Wanjala, fearful of government retribution, has made the strategic decision to speak out about his situation in hopes that national and international press coverage will offer him, and his family, some degree of protection from government thugs. He has reached out to the Institute for War and Peace Reporting in London and the Center for Global Peace Journalism at Park University in the United States in hopes that they will publicize his situation and thus make it more problematic to assault him or his family. 

Wanjala said the harassment against him started last fall. He wrote, “On several occasions, I have been warned by people posing as police officers to stop writing on ICC because it’s not in the interest of the country. Some have told me to look for something better to do before things become worse. 

“This is the situation for me, last October three gentlemen “police officers” as I learned later visited one of my former employer’s office in Eldoret. They wanted to know the whereabouts of   my colleague whom I worked with together in this office prior to the December 2007 general election.
“…In two different occasions last December, two gentlemen approached me while having lunch in downtown restaurants in Eldoret. For 30 minutes, these men interrogated me over my relationship with (an ICC witness)... They also talked to me on whereabouts of my former colleague as well whose interest I write about ICC.

“Early in the same month, two men accosted me in another restaurant in same town and of curious interest they seemed so well informed about my life, where I live and about my family – my wife and two kids including where my daughter schools. That was pretty scaring because to be honest I don’t know these guys – I have never met them and I don’t know what else they know about me!
“…Identified as officials from CID (Criminal Investigation Department) from Nairobi, these gentlemen refused to show me their job IDs but reassured me they were only doing what they were sent to do and I should be grateful that the government is aware of my work. 

“In the same month of December my cell phone began making some irritating noise and when I sought phone technician advice was told there was a possibility it was being monitored security-wise. It cracks with very strange feedback which phone experts say it could be under some sort of surveillance,” Wanjala said. (Note: Wanjala reports that his suspicions about his phone monitoring can’t be confirmed, so it’s possible his phone may not be tapped and that he may just be overly suspicious because of the intimidation directed his way).

The intimidation directed against Wanjala is not unusual in Kenya. The Committee to Protect Journalists (cpj.org) reports that at least 15 journalists were threatened or attacked in Kenya in 2012, 10 of them in connection with their coverage of corruption-related issues. CPJ research also says that the majority of attacks and threats against the press occurred in small towns, and that about half the attacks took place in Western Kenya (where Wanjala is based). In addition, CPJ reports that “several journalists were threatened or attacked in 2012 in reprisal for their reporting on official corruption,” and that most of these incidents took place in Western Kenya. Finally, CPJ and others widely reported harassment and threats against journalists after the Nairobi mall attack last year.
Given the hostile media climate, and the personal threats, it would be understandable if Wanjala elected to walk away from his job to protect himself and his family. However, he bristles at this notion.

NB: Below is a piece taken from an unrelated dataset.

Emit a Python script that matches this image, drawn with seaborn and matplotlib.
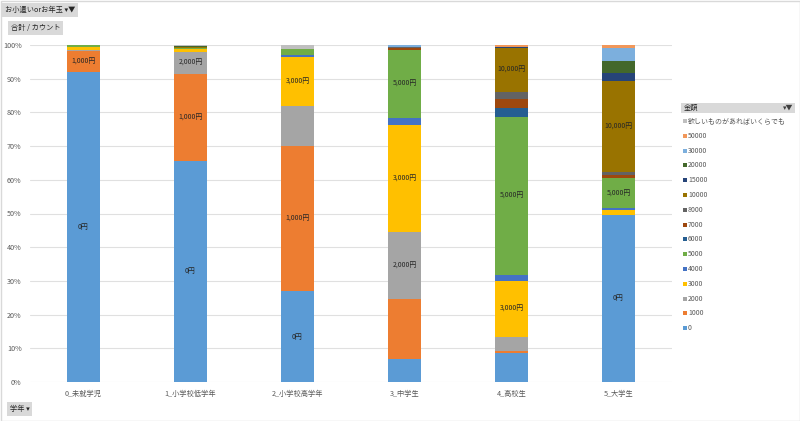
import numpy as np
import pandas as pd
import seaborn as sns
import matplotlib.pyplot as plt
from matplotlib.patches import Rectangle

# 学年 categories
grades = ['0_未就学児', '1_小学校低学年', '2_小学校高学年', '3_中学生', '4_高校生', '5_大学生']

# 金額 series (bottom -> top) and share of answers (%) per grade
amounts = ['0', '1000', '2000', '3000', '4000', '5000', '6000', '7000', '8000',
           '10000', '15000', '20000', '30000', '50000', '欲しいものがあればいくらでも']
share = {
    '0':     [92.0, 65.6, 27.0,  6.8,  8.6, 49.6],
    '1000':  [ 6.3, 25.8, 43.0, 17.8,  0.6,  0.0],
    '2000':  [ 0.3,  6.5, 11.9, 19.9,  4.2,  0.0],
    '3000':  [ 0.8,  1.0, 14.5, 31.8, 16.6,  1.5],
    '4000':  [ 0.0,  0.0,  0.6,  2.0,  1.8,  0.4],
    '5000':  [ 0.6,  0.3,  1.8, 20.2, 46.8,  8.9],
    '6000':  [ 0.0,  0.0,  0.0,  0.0,  2.7,  0.0],
    '7000':  [ 0.0,  0.0,  0.0,  0.5,  2.6,  0.9],
    '8000':  [ 0.0,  0.0,  0.0,  0.4,  2.2,  0.9],
    '10000': [ 0.0,  0.2,  0.0,  0.0, 13.0, 27.0],
    '15000': [ 0.0,  0.0,  0.0,  0.0,  0.3,  2.4],
    '20000': [ 0.0,  0.4,  0.0,  0.0,  0.0,  3.8],
    '30000': [ 0.0,  0.0,  0.0,  0.6,  0.0,  3.8],
    '50000': [ 0.0,  0.0,  0.0,  0.0,  0.6,  0.8],
    '欲しいものがあればいくらでも': [0.0, 0.2, 1.2, 0.0, 0.0, 0.0],
}
# segments that carry a data label in the original chart
labelled = {
    '0_未就学児': ['0', '1000'],
    '1_小学校低学年': ['0', '1000', '2000'],
    '2_小学校高学年': ['0', '1000', '3000'],
    '3_中学生': ['2000', '3000', '5000'],
    '4_高校生': ['3000', '5000', '10000'],
    '5_大学生': ['0', '5000', '10000'],
}

colors = {
    '0': '#5B9BD5', '1000': '#ED7D31', '2000': '#A5A5A5', '3000': '#FFC000',
    '4000': '#4472C4', '5000': '#70AD47', '6000': '#255E91', '7000': '#9E480E',
    '8000': '#636363', '10000': '#997300', '15000': '#264478', '20000': '#43682B',
    '30000': '#7CAFDD', '50000': '#F1975A', '欲しいものがあればいくらでも': '#BFBFBF',
}

sns.set_style('white')
plt.rcParams['font.family'] = ['Noto Sans CJK JP', 'DejaVu Sans']

df = pd.DataFrame(share, index=grades)
df = df.div(df.sum(axis=1), axis=0) * 100
cum = df.cumsum(axis=1)

W, H = 800, 421
fig = plt.figure(figsize=(W / 100, H / 100), dpi=100)
ax = fig.add_axes([30 / W, 1 - 382 / H, 642 / W, 337 / H])

# stacked columns: draw cumulative totals from the top layer down
for amt in amounts[::-1]:
    sns.barplot(x=grades, y=cum[amt].values, color=colors[amt], width=0.31,
                linewidth=0, saturation=1, ax=ax, zorder=3)

# data labels
for i, g in enumerate(grades):
    for amt in labelled[g]:
        top = cum.loc[g, amt]
        mid = top - df.loc[g, amt] / 2
        ax.text(i, mid, f'{int(amt):,}円', ha='center', va='center',
                fontsize=5, color='#262626', zorder=5)

ax.set_ylim(0, 100)
ax.set_xlim(-0.5, len(grades) - 0.5)
ax.set_yticks(np.arange(0, 101, 10))
ax.set_yticklabels([f'{v}%' for v in range(0, 101, 10)])
ax.yaxis.grid(True, color='#E0E0E0', linewidth=0.8, zorder=0)
ax.set_axisbelow(True)
for s in ax.spines.values():
    s.set_visible(False)
ax.tick_params(axis='both', length=0, labelsize=5.2, colors='#595959')
ax.tick_params(axis='y', pad=6)
ax.tick_params(axis='x', pad=6)
ax.set_xlabel('')
ax.set_ylabel('')

# pivot field buttons
btn = dict(boxstyle='square,pad=0.35', facecolor='#D9D9D9', edgecolor='none')
fig.text(5 / W, 1 - 10 / H, 'お小遣いorお年玉 ▾▼', fontsize=5.2, color='#262626',
         va='center', ha='left', bbox=btn)
fig.text(11 / W, 1 - 28 / H, '合計 / カウント', fontsize=5.2, color='#262626',
         va='center', ha='left', bbox=btn)
fig.text(10 / W, 1 - 409 / H, '学年 ▾', fontsize=5.2, color='#262626',
         va='center', ha='left', bbox=btn)

# legend (field 金額, shown top -> bottom)
fig.patches.append(Rectangle((681 / W, 1 - 113 / H), 114 / W, 10 / H,
                             transform=fig.transFigure, facecolor='#D9D9D9',
                             edgecolor='none'))
fig.text(684 / W, 1 - 108 / H, '金額', fontsize=5.2, color='#262626', va='center')
fig.text(793 / W, 1 - 108 / H, '▾▼', fontsize=5, color='#404040', va='center', ha='right')
for k, amt in enumerate(amounts[::-1]):
    yc = 121 + k * 14.8
    fig.patches.append(Rectangle((683 / W, 1 - (yc + 2) / H), 4 / W, 4 / H,
                                 transform=fig.transFigure, facecolor=colors[amt],
                                 edgecolor='none'))
    fig.text(688 / W, 1 - yc / H, amt, fontsize=5, color='#595959', va='center')

# outer frame
fig.patches.append(Rectangle((0.5 / W, 0.5 / H), (W - 1) / W, (H - 1) / H,
                             transform=fig.transFigure, fill=False,
                             edgecolor='#D9D9D9', linewidth=1))

fig.savefig('out.png', dpi=100)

Wanjala said, “While I remain careful in every step I'll be making from now for my family's sake, I refuse to succumb to the government's threats and intimidation whose aim is to silent or frighten me and other journalists working for the common good of the under-represented in the society. Backing off will only emboldens such elements and give them a reason to think they have achieved what they initially wanted - to put fear or scare off any critical voice to (the)  government.”

Alarmed at Wanjala’s email, and concerned about his welfare, I wrote him back immediately. I said, “I am so sorry to hear about your troubles, but very proud of you for your commitment to your readers and to your country. I hope that, given similar circumstances, I would behave as you have. However, it's easy for me to be courageous sitting here (in the U.S.)  without a care in the world.
“My most important advice is this--do what is necessary to take care of yourself and your family. If this means quitting or pausing reporting, then that is what you may need to do. I know this is a drastic step, but it is always an option that should at least remain in the back of your mind. Your safety, and that of your family, comes first,” I wrote.

Wanjala—stubborn, brave, and committed—rejected my advice out of hand. “I think remaining in the profession is the best thing to do, and this has nothing to do with wanting to cut a niche for myself internationally. If death is the ultimate cost to pay for being the voice to the voiceless, the marginalized, those who lost their loved ones following the post-election violence or those killed innocently by police brutality then let it be,” he wrote.

There is no easy or quick solution to the harassment that Wanjala and his colleagues have been enduring. Instead, the best that Western interests can do is to maintain pressure on the Kenyan government to respect and protect all journalists.

To Robert Wanjala and his colleagues under pressure from Kenyan authorities, the Center for Global Peace Journalism, and the international journalism community, offer their unwavering support and commitment to a free, vibrant press in East Africa and around the world.